Keempat; Menyusun Strategi dan Kepemimpinan Pasukan, Khalifah berperan dalam memimpin dan merencanakan strategi perang. Meskipun khalifah sendiri mungkin tidak turun langsung ke medan perang, ia harus memilih komandan yang mampu memimpin pasukan dengan baik dan membuat keputusan taktis yang sesuai dengan prinsip Islam. Seperti contoh, Khalifah Umar ibn al-Khattab dikenal sangat berhati-hati dalam memilih komandan pasukan, dan selalu mengingatkan mereka untuk bertindak dengan keadilan.
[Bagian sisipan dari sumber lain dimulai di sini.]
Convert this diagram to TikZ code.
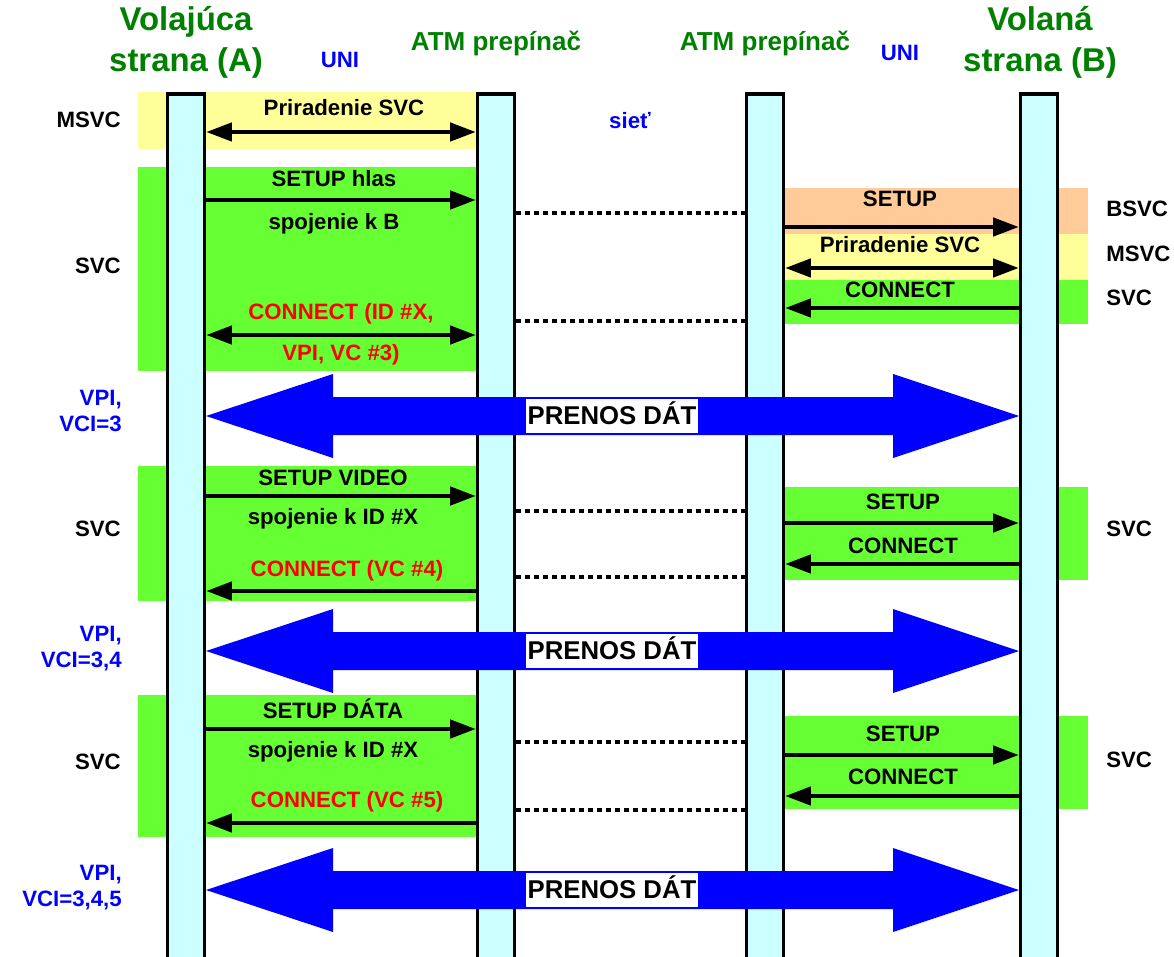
\documentclass[tikz,border=0pt]{standalone}
\usepackage{fontspec}
\setmainfont{Liberation Sans}
\usepackage{tikz}
\usetikzlibrary{arrows.meta,positioning}
\definecolor{atmgreen}{RGB}{0,128,0}
\definecolor{atmblue}{RGB}{0,0,255}
\definecolor{atmred}{RGB}{255,0,0}
\definecolor{svcgreen}{RGB}{102,255,51}
\definecolor{msvcyellow}{RGB}{255,255,153}
\definecolor{bsvcorange}{RGB}{255,204,153}
\definecolor{linecyan}{RGB}{204,255,255}
\tikzstyle{lifeline} = [rectangle, draw=black, line width=2.5pt, fill=linecyan, minimum width=0.93cm, minimum height=21.9cm, anchor=north, inner sep=0pt]
\tikzstyle{msg} = [line width=2.5pt, -{Triangle[length=0.64cm,width=0.46cm]}]
\tikzstyle{msgboth} = [line width=2.5pt, {Triangle[length=0.64cm,width=0.46cm]}-{Triangle[length=0.64cm,width=0.46cm]}]
\tikzstyle{relay} = [line width=2.5pt, dash pattern=on 3.6pt off 2.8pt]
\tikzstyle{lbl} = [font=\fontsize{15.8}{18.5}\selectfont\bfseries, inner sep=0pt, text height=11.5pt, text depth=3.2pt]
\tikzstyle{side} = [font=\fontsize{15.8}{18.5}\selectfont\bfseries, inner sep=0pt, align=right, anchor=east, text=atmblue]
\tikzstyle{title} = [font=\fontsize{23.4}{29}\selectfont\bfseries, inner sep=0pt, align=center, text=atmgreen]
\tikzstyle{switch} = [font=\fontsize{18.5}{22}\selectfont\bfseries, inner sep=0pt, text=atmgreen]
\tikzstyle{datalbl} = [font=\fontsize{18.3}{22}\selectfont\bfseries, fill=white, inner xsep=1.5pt, inner ysep=4pt, text height=14pt, text depth=2pt]

\begin{document}
\begin{tikzpicture}[x=0.025cm, y=-0.025cm]
\useasboundingbox (0,0) rectangle (1174,957);
% signalling bands behind the lifelines
\fill[msvcyellow] (138,92) rectangle (476,149);
\fill[svcgreen] (138,167) rectangle (476,371);
\fill[bsvcorange] (785,188) rectangle (1088,234);
\fill[msvcyellow] (785,234) rectangle (1088,280);
\fill[svcgreen] (785,280) rectangle (1088,324);
\fill[svcgreen] (138,466) rectangle (476,601);
\fill[svcgreen] (785,487) rectangle (1088,580);
\fill[svcgreen] (138,695) rectangle (476,837);
\fill[svcgreen] (785,716) rectangle (1088,809);
% lifelines
\node[lifeline] (barA) at (186,92) {};
\node[lifeline] (barS1) at (496,92) {};
\node[lifeline] (barS2) at (765,92) {};
\node[lifeline] (barB) at (1039,92) {};
% headings
\node[title] (callA) at (186,42) {Volajúca\\strana (A)};
\node[title] (callB) at (1040,42) {Volaná\\strana (B)};
\node[switch] (sw1) at (496,43) {ATM prepínač};
\node[switch] (sw2) at (765,43) {ATM prepínač};
\node[lbl, text=atmblue] (uni1) at (340,62) {UNI};
\node[lbl, text=atmblue] (uni2) at (900,55) {UNI};
\node[lbl, text=atmblue] (net) at (630,123) {sieť};
% row labels
\node[lbl, anchor=east] (rowA1) at (121,122) {MSVC};
\node[lbl, anchor=east] (rowA2) at (121,268) {SVC};
\node[lbl, anchor=east] (rowA3) at (121,531) {SVC};
\node[lbl, anchor=east] (rowA4) at (121,764) {SVC};
\node[lbl, anchor=west] (rowB1) at (1106,211) {BSVC};
\node[lbl, anchor=west] (rowB2) at (1106,256) {MSVC};
\node[lbl, anchor=west] (rowB3) at (1106,300) {SVC};
\node[lbl, anchor=west] (rowB4) at (1106,531) {SVC};
\node[lbl, anchor=west] (rowB5) at (1106,762) {SVC};
\node[side] (vci1) at (122,411) {VPI,\\VCI=3};
\node[side] (vci2) at (122,649) {VPI,\\VCI=3,4};
\node[side] (vci3) at (122,888) {VPI,\\VCI=3,4,5};
% voice call
\draw[msgboth] (barA.east |- 0,132) -- (barS1.west |- 0,132);
\node[lbl] (m1) at (344,110) {Priradenie SVC};
\draw[msg] (barA.east |- 0,200) -- (barS1.west |- 0,200);
\node[lbl] (m2) at (334,181) {SETUP hlas};
\node[lbl] (m2b) at (334,224) {spojenie k B};
\draw[relay] (barS1.east |- 0,213) -- (barS2.west |- 0,213);
\draw[msg] (barS2.east |- 0,227) -- (barB.west |- 0,227);
\node[lbl] (m3) at (900,201) {SETUP};
\draw[msgboth] (barS2.east |- 0,268) -- (barB.west |- 0,268);
\node[lbl] (m4) at (900,247) {Priradenie SVC};
\draw[msg] (barB.west |- 0,308) -- (barS2.east |- 0,308);
\node[lbl] (m5) at (900,292) {CONNECT};
\draw[relay] (barS1.east |- 0,321) -- (barS2.west |- 0,321);
\draw[msgboth] (barA.east |- 0,335) -- (barS1.west |- 0,335);
\node[lbl, text=atmred] (m6) at (341,314) {CONNECT (ID \#X,};
\node[lbl, text=atmred] (m6b) at (341,355) {VPI, VC \#3)};
% video call
\draw[msg] (barA.east |- 0,496) -- (barS1.west |- 0,496);
\node[lbl] (v1) at (333,480) {SETUP VIDEO};
\node[lbl] (v1b) at (333,519) {spojenie k ID \#X};
\draw[relay] (barS1.east |- 0,511) -- (barS2.west |- 0,511);
\draw[msg] (barS2.east |- 0,523) -- (barB.west |- 0,523);
\node[lbl] (v2) at (903,504) {SETUP};
\draw[msg] (barB.west |- 0,564) -- (barS2.east |- 0,564);
\node[lbl] (v3) at (903,548) {CONNECT};
\draw[relay] (barS1.east |- 0,577) -- (barS2.west |- 0,577);
\draw[msg] (barS1.west |- 0,591) -- (barA.east |- 0,591);
\node[lbl, text=atmred] (v4) at (347,571) {CONNECT (VC \#4)};
% data call
\draw[msg] (barA.east |- 0,729) -- (barS1.west |- 0,729);
\node[lbl] (d1) at (333,713) {SETUP DÁTA};
\node[lbl] (d1b) at (333,752) {spojenie k ID \#X};
\draw[relay] (barS1.east |- 0,742) -- (barS2.west |- 0,742);
\draw[msg] (barS2.east |- 0,755) -- (barB.west |- 0,755);
\node[lbl] (d2) at (903,736) {SETUP};
\draw[msg] (barB.west |- 0,796) -- (barS2.east |- 0,796);
\node[lbl] (d3) at (903,779) {CONNECT};
\draw[relay] (barS1.east |- 0,810) -- (barS2.west |- 0,810);
\draw[msg] (barS1.west |- 0,823) -- (barA.east |- 0,823);
\node[lbl, text=atmred] (d4) at (347,802) {CONNECT (VC \#5)};
% data transfer arrows
\foreach \y/\i in {416/1,651/2,890/3} {
  \fill[atmblue] (206,\y) -- (333,\y-42) -- (333,\y-19) -- (893,\y-19) -- (893,\y-42)
    -- (1019,\y) -- (893,\y+42) -- (893,\y+19) -- (333,\y+19) -- (333,\y+42) -- cycle;
  \node[datalbl] (prenos\i) at (612,\y) {PRENOS DÁT};
}
\end{tikzpicture}
\end{document}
Kelima; Mengatur Kesejahteraan Pasukan, Khalifah bertanggung jawab untuk memastikan kesejahteraan pasukan yang terlibat dalam perang, baik dari segi material (logistik, persediaan makanan, dan peralatan) maupun moril. Pasukan harus diberikan hak-hak mereka, termasuk gaji yang adil dan perlindungan terhadap hak-hak mereka sebagai prajurit.
Keenam; Menyelesaikan Perang dengan Perdamaian. Salah satu tugas khalifah adalah, untuk berusaha mengakhiri perang dengan cara yang paling damai jika memungkinkan. Ini termasuk menerima gencatan senjata atau perjanjian damai yang menguntungkan umat Islam, selama tidak ada pelanggaran terhadap prinsip-prinsip Islam. Jika musuh menunjukkan kesediaan untuk berdamai atau mengakhiri konflik, khalifah bertugas untuk mengupayakan perdamaian sesuai dengan syariat Islam
Secara keseluruhan. tugas khalifah dalam perang adalah, memastikan bahwa semua tindakan perang dilakukan sesuai dengan prinsip Islam. yang mengutamakan keadilan, kedamaian, dan perlindungan terhadap hak-hak dasar manusia.
Khalifah harus memimpin dengan bijak dan berhati-hati, agar perang yang dilakukan tidak menyimpang dari ajaran Islam. BahkanTentara Khilafahlah yang dapat menghancurkan musuh umat Islam di dunia, Insya Allah. Wallahu a’lam bishawab.